## Start Dataset content
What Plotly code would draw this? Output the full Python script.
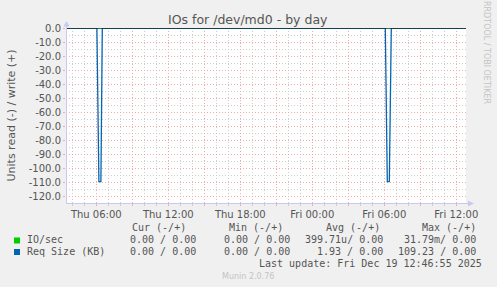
import plotly.graph_objects as go

# ---- data ----
rdsz_times = ["2025-12-18 03:28", "2025-12-18 06:03", "2025-12-18 06:13", "2025-12-18 06:23",
              "2025-12-18 06:30", "2025-12-19 06:05", "2025-12-19 06:15", "2025-12-19 06:25",
              "2025-12-19 06:35", "2025-12-19 12:48"]
rdsz_read = [0, 0, -109.23, -109.23, 0, 0, -109.23, -109.23, 0, 0]
io_times = ["2025-12-18 03:28", "2025-12-19 12:48"]
io_read = [0, 0]

x_tickvals = ["2025-12-18 06:00", "2025-12-18 09:00", "2025-12-18 12:00", "2025-12-18 15:00",
              "2025-12-18 18:00", "2025-12-18 21:00", "2025-12-19 00:00", "2025-12-19 03:00",
              "2025-12-19 06:00", "2025-12-19 09:00", "2025-12-19 12:00"]
x_ticktext = ["Thu 06:00", "", "Thu 12:00", "", "Thu 18:00", "", "Fri 00:00", "", "Fri 06:00", "", "Fri 12:00"]
y_tickvals = [0, -10, -20, -30, -40, -50, -60, -70, -80, -90, -100, -110, -120]
y_ticktext = ["%.1f" % v for v in y_tickvals]

series_names = ["IO/sec", "Req Size (KB)"]
series_colors = ["#00cc00", "#0066b3"]
cur_vals = ["0.00 / 0.00", "0.00 / 0.00"]
min_vals = ["0.00 / 0.00", "0.00 / 0.00"]
avg_vals = ["399.71u/ 0.00", "1.93 / 0.00"]
max_vals = ["31.79m/ 0.00", "109.23 / 0.00"]

# ---- layout geometry ----
W, H = 497, 287
PL, PT, PW, PH = 66, 28, 400, 175

def px(x):
    return (x - PL) / PW

def py(y):
    return (PT + PH - y) / PH

RED = "rgb(240,170,170)"
GREY = "rgb(205,205,205)"
AXIS = "#c8c8f2"
TXT = "#555555"
MONO = "DejaVu Sans Mono"
SANS = "DejaVu Sans"

fig = go.Figure()
fig.add_trace(go.Scatter(x=io_times, y=io_read, mode="lines",
                         line=dict(color=series_colors[0], width=1), hoverinfo="skip"))
fig.add_trace(go.Scatter(x=rdsz_times, y=rdsz_read, mode="lines",
                         line=dict(color=series_colors[1], width=1.3), hoverinfo="skip"))

fig.update_layout(
    width=W, height=H,
    margin=dict(l=PL, r=W - PL - PW, t=PT, b=H - PT - PH, pad=0),
    paper_bgcolor="#f0f0f0", plot_bgcolor="#ffffff",
    showlegend=False,
    font=dict(family=SANS, size=10, color=TXT),
)
fig.update_xaxes(
    type="date", range=["2025-12-18 03:28:30", "2025-12-19 12:48:30"],
    tickvals=x_tickvals, ticktext=x_ticktext,
    showgrid=True, gridcolor=RED, griddash="1px,2px", gridwidth=1,
    ticks="outside", ticklen=2, tickcolor=RED,
    tickfont=dict(family=SANS, size=10, color=TXT),
    minor=dict(dtick=3600000, tick0="2025-12-18 00:00", showgrid=True, gridcolor=GREY,
               griddash="1px,2px", ticks="outside", ticklen=2, tickcolor=GREY),
    showline=False, zeroline=False, fixedrange=True,
)
fig.update_yaxes(
    range=[-124.35, 0],
    tickvals=y_tickvals, ticktext=y_ticktext,
    showgrid=True, gridcolor=RED, griddash="1px,2px", gridwidth=1,
    ticks="outside", ticklen=2, tickcolor=RED,
    tickfont=dict(family=SANS, size=10, color=TXT),
    minor=dict(dtick=5, tick0=0, showgrid=True, gridcolor=GREY, griddash="1px,2px"),
    showline=False, zeroline=False, fixedrange=True,
)

shapes = []
# zero line
shapes.append(dict(type="line", xref="paper", yref="y", x0=0, x1=1, y0=0, y1=0,
                   line=dict(color="#000000", width=1), layer="above"))
# axes with arrows
shapes.append(dict(type="line", xref="paper", yref="paper", x0=px(66.5), x1=px(66.5),
                   y0=py(203.5), y1=py(24), line=dict(color=AXIS, width=1), layer="above"))
shapes.append(dict(type="line", xref="paper", yref="paper", x0=px(66), x1=px(469),
                   y0=py(203.5), y1=py(203.5), line=dict(color=AXIS, width=1), layer="above"))
shapes.append(dict(type="path", xref="paper", yref="paper",
                   path="M %f %f L %f %f L %f %f Z" % (px(63.5), py(26.5), px(69.5), py(26.5), px(66.5), py(21)),
                   fillcolor=AXIS, line=dict(width=0), layer="above"))
shapes.append(dict(type="path", xref="paper", yref="paper",
                   path="M %f %f L %f %f L %f %f Z" % (px(468), py(200.5), px(468), py(206.5), px(474), py(203.5)),
                   fillcolor=AXIS, line=dict(width=0), layer="above"))
# legend colour boxes
for i, c in enumerate(series_colors):
    yc = 240.5 + i * 11.5
    shapes.append(dict(type="rect", xref="paper", yref="paper",
                       x0=px(14), x1=px(20), y0=py(yc + 3), y1=py(yc - 3),
                       fillcolor=c, line=dict(width=0)))
fig.update_layout(shapes=shapes)

ann = []
def text(x, y, s, size=10, fam=MONO, color=TXT, xa="left", angle=0):
    ann.append(dict(x=px(x), y=py(y), xref="paper", yref="paper", text=s, showarrow=False,
                    xanchor=xa, yanchor="middle", textangle=angle, borderpad=0,
                    font=dict(family=fam, size=size, color=color)))

text(248, 19, "IOs for /dev/md0 - by day", size=12.5, fam=SANS, xa="center")
text(11, 115.5, "Units read (-) / write (+)", size=11, fam=SANS, xa="center", angle=-90)
text(487, 52, "RRDTOOL / TOBI OETIKER", size=8, fam=SANS, color="#c4c4c4", xa="center", angle=90)

# legend table
text(187, 227.5, "Cur (-/+)", xa="right")
text(284, 227.5, "Min (-/+)", xa="right")
text(381, 227.5, "Avg (-/+)", xa="right")
text(477, 227.5, "Max (-/+)", xa="right")
for i, name in enumerate(series_names):
    yr = 239.5 + i * 11.7
    text(26, yr, name)
    text(197, yr, cur_vals[i], xa="right")
    text(291, yr, min_vals[i], xa="right")
    text(384, yr, avg_vals[i], xa="right")
    text(477, yr, max_vals[i], xa="right")
text(483, 263.5, "Last update: Fri Dec 19 12:46:55 2025", xa="right")
text(248, 276, "Munin 2.0.76", size=8, fam=SANS, color="#c4c4c4", xa="center")

fig.update_layout(annotations=ann)
fig.write_html("out.html")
## End Dataset content
### Work to do
Reproduce the listing word for word and omit its pictures.

### Full response
What Plotly code would draw this? Output the full Python script.
import plotly.graph_objects as go

# ---- data ----
rdsz_times = ["2025-12-18 03:28", "2025-12-18 06:03", "2025-12-18 06:13", "2025-12-18 06:23",
              "2025-12-18 06:30", "2025-12-19 06:05", "2025-12-19 06:15", "2025-12-19 06:25",
              "2025-12-19 06:35", "2025-12-19 12:48"]
rdsz_read = [0, 0, -109.23, -109.23, 0, 0, -109.23, -109.23, 0, 0]
io_times = ["2025-12-18 03:28", "2025-12-19 12:48"]
io_read = [0, 0]

x_tickvals = ["2025-12-18 06:00", "2025-12-18 09:00", "2025-12-18 12:00", "2025-12-18 15:00",
              "2025-12-18 18:00", "2025-12-18 21:00", "2025-12-19 00:00", "2025-12-19 03:00",
              "2025-12-19 06:00", "2025-12-19 09:00", "2025-12-19 12:00"]
x_ticktext = ["Thu 06:00", "", "Thu 12:00", "", "Thu 18:00", "", "Fri 00:00", "", "Fri 06:00", "", "Fri 12:00"]
y_tickvals = [0, -10, -20, -30, -40, -50, -60, -70, -80, -90, -100, -110, -120]
y_ticktext = ["%.1f" % v for v in y_tickvals]

series_names = ["IO/sec", "Req Size (KB)"]
series_colors = ["#00cc00", "#0066b3"]
cur_vals = ["0.00 / 0.00", "0.00 / 0.00"]
min_vals = ["0.00 / 0.00", "0.00 / 0.00"]
avg_vals = ["399.71u/ 0.00", "1.93 / 0.00"]
max_vals = ["31.79m/ 0.00", "109.23 / 0.00"]

# ---- layout geometry ----
W, H = 497, 287
PL, PT, PW, PH = 66, 28, 400, 175

def px(x):
    return (x - PL) / PW

def py(y):
    return (PT + PH - y) / PH

RED = "rgb(240,170,170)"
GREY = "rgb(205,205,205)"
AXIS = "#c8c8f2"
TXT = "#555555"
MONO = "DejaVu Sans Mono"
SANS = "DejaVu Sans"

fig = go.Figure()
fig.add_trace(go.Scatter(x=io_times, y=io_read, mode="lines",
                         line=dict(color=series_colors[0], width=1), hoverinfo="skip"))
fig.add_trace(go.Scatter(x=rdsz_times, y=rdsz_read, mode="lines",
                         line=dict(color=series_colors[1], width=1.3), hoverinfo="skip"))

fig.update_layout(
    width=W, height=H,
    margin=dict(l=PL, r=W - PL - PW, t=PT, b=H - PT - PH, pad=0),
    paper_bgcolor="#f0f0f0", plot_bgcolor="#ffffff",
    showlegend=False,
    font=dict(family=SANS, size=10, color=TXT),
)
fig.update_xaxes(
    type="date", range=["2025-12-18 03:28:30", "2025-12-19 12:48:30"],
    tickvals=x_tickvals, ticktext=x_ticktext,
    showgrid=True, gridcolor=RED, griddash="1px,2px", gridwidth=1,
    ticks="outside", ticklen=2, tickcolor=RED,
    tickfont=dict(family=SANS, size=10, color=TXT),
    minor=dict(dtick=3600000, tick0="2025-12-18 00:00", showgrid=True, gridcolor=GREY,
               griddash="1px,2px", ticks="outside", ticklen=2, tickcolor=GREY),
    showline=False, zeroline=False, fixedrange=True,
)
fig.update_yaxes(
    range=[-124.35, 0],
    tickvals=y_tickvals, ticktext=y_ticktext,
    showgrid=True, gridcolor=RED, griddash="1px,2px", gridwidth=1,
    ticks="outside", ticklen=2, tickcolor=RED,
    tickfont=dict(family=SANS, size=10, color=TXT),
    minor=dict(dtick=5, tick0=0, showgrid=True, gridcolor=GREY, griddash="1px,2px"),
    showline=False, zeroline=False, fixedrange=True,
)

shapes = []
# zero line
shapes.append(dict(type="line", xref="paper", yref="y", x0=0, x1=1, y0=0, y1=0,
                   line=dict(color="#000000", width=1), layer="above"))
# axes with arrows
shapes.append(dict(type="line", xref="paper", yref="paper", x0=px(66.5), x1=px(66.5),
                   y0=py(203.5), y1=py(24), line=dict(color=AXIS, width=1), layer="above"))
shapes.append(dict(type="line", xref="paper", yref="paper", x0=px(66), x1=px(469),
                   y0=py(203.5), y1=py(203.5), line=dict(color=AXIS, width=1), layer="above"))
shapes.append(dict(type="path", xref="paper", yref="paper",
                   path="M %f %f L %f %f L %f %f Z" % (px(63.5), py(26.5), px(69.5), py(26.5), px(66.5), py(21)),
                   fillcolor=AXIS, line=dict(width=0), layer="above"))
shapes.append(dict(type="path", xref="paper", yref="paper",
                   path="M %f %f L %f %f L %f %f Z" % (px(468), py(200.5), px(468), py(206.5), px(474), py(203.5)),
                   fillcolor=AXIS, line=dict(width=0), layer="above"))
# legend colour boxes
for i, c in enumerate(series_colors):
    yc = 240.5 + i * 11.5
    shapes.append(dict(type="rect", xref="paper", yref="paper",
                       x0=px(14), x1=px(20), y0=py(yc + 3), y1=py(yc - 3),
                       fillcolor=c, line=dict(width=0)))
fig.update_layout(shapes=shapes)

ann = []
def text(x, y, s, size=10, fam=MONO, color=TXT, xa="left", angle=0):
    ann.append(dict(x=px(x), y=py(y), xref="paper", yref="paper", text=s, showarrow=False,
                    xanchor=xa, yanchor="middle", textangle=angle, borderpad=0,
                    font=dict(family=fam, size=size, color=color)))

text(248, 19, "IOs for /dev/md0 - by day", size=12.5, fam=SANS, xa="center")
text(11, 115.5, "Units read (-) / write (+)", size=11, fam=SANS, xa="center", angle=-90)
text(487, 52, "RRDTOOL / TOBI OETIKER", size=8, fam=SANS, color="#c4c4c4", xa="center", angle=90)

# legend table
text(187, 227.5, "Cur (-/+)", xa="right")
text(284, 227.5, "Min (-/+)", xa="right")
text(381, 227.5, "Avg (-/+)", xa="right")
text(477, 227.5, "Max (-/+)", xa="right")
for i, name in enumerate(series_names):
    yr = 239.5 + i * 11.7
    text(26, yr, name)
    text(197, yr, cur_vals[i], xa="right")
    text(291, yr, min_vals[i], xa="right")
    text(384, yr, avg_vals[i], xa="right")
    text(477, yr, max_vals[i], xa="right")
text(483, 263.5, "Last update: Fri Dec 19 12:46:55 2025", xa="right")
text(248, 276, "Munin 2.0.76", size=8, fam=SANS, color="#c4c4c4", xa="center")

fig.update_layout(annotations=ann)
fig.write_html("out.html")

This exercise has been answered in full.